I mentioned the book was massive right? It’s pretty much a text book. Months later and I’m still not even half-way through it. Partly this is because I’ve abandoned it while I put into practice what I’ve already learned from it. When I’m ready to move on and learn more, I’ll get back into the book. 

Book of Gratitude

I always end up getting more than one Diary around Christmas time. Whether it be as presents, or I find the perfect one and buy it myself, there is always an abundance of them in my house. This year I had my own academic diary, but I also received a 2014 diary as a present. So on New Year’s Day I decided to use one of them as a little Book of Gratitude.

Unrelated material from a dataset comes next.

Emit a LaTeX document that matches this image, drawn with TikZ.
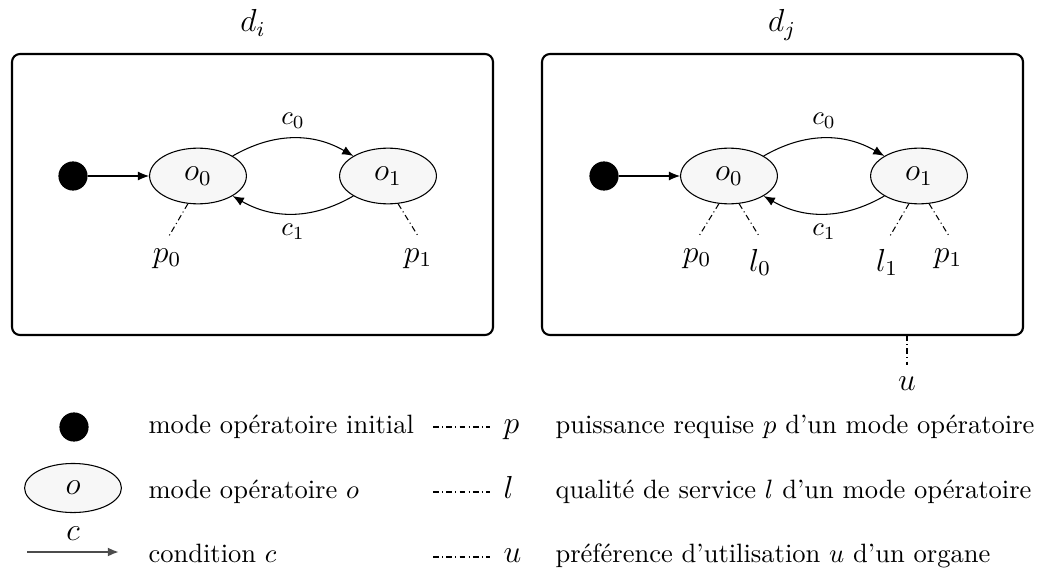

I am always upset to look back at how ungrateful I can be when I’m down. Being depressed can make you self-obsessed in some ways; you look only at the NEGATIVES, YOUR failures, the world is out to get YOU...

So since January 1st I have taken time out every day to write down one thing that I’m thankful for. There have been a couple of bad days where I couldn’t think of anything to write, or a few times where I just completely forgot  – and they’ve been left blank. But every other day I have found something, no matter how big or small, to be grateful for. For example, last week while I was sick I was grateful for the hour long nap I got on the couch.

Finding one positive among a world of negative thoughts can be difficult, and there are times when I couldn’t. But this book is powerful. I read back through it and smile at the little things that bring me joy.  And I am really excited to be able to look back at it all at the end of the year.

These are but a sample of what works for me when I’m down. In future blog posts I’ll be elaborating on some more of them such as:

Exercise
Mindfulness
Music


An important part of recovery is to find what works for you. I’m a bit messed up, but there are a lot of little things I can do to find relief.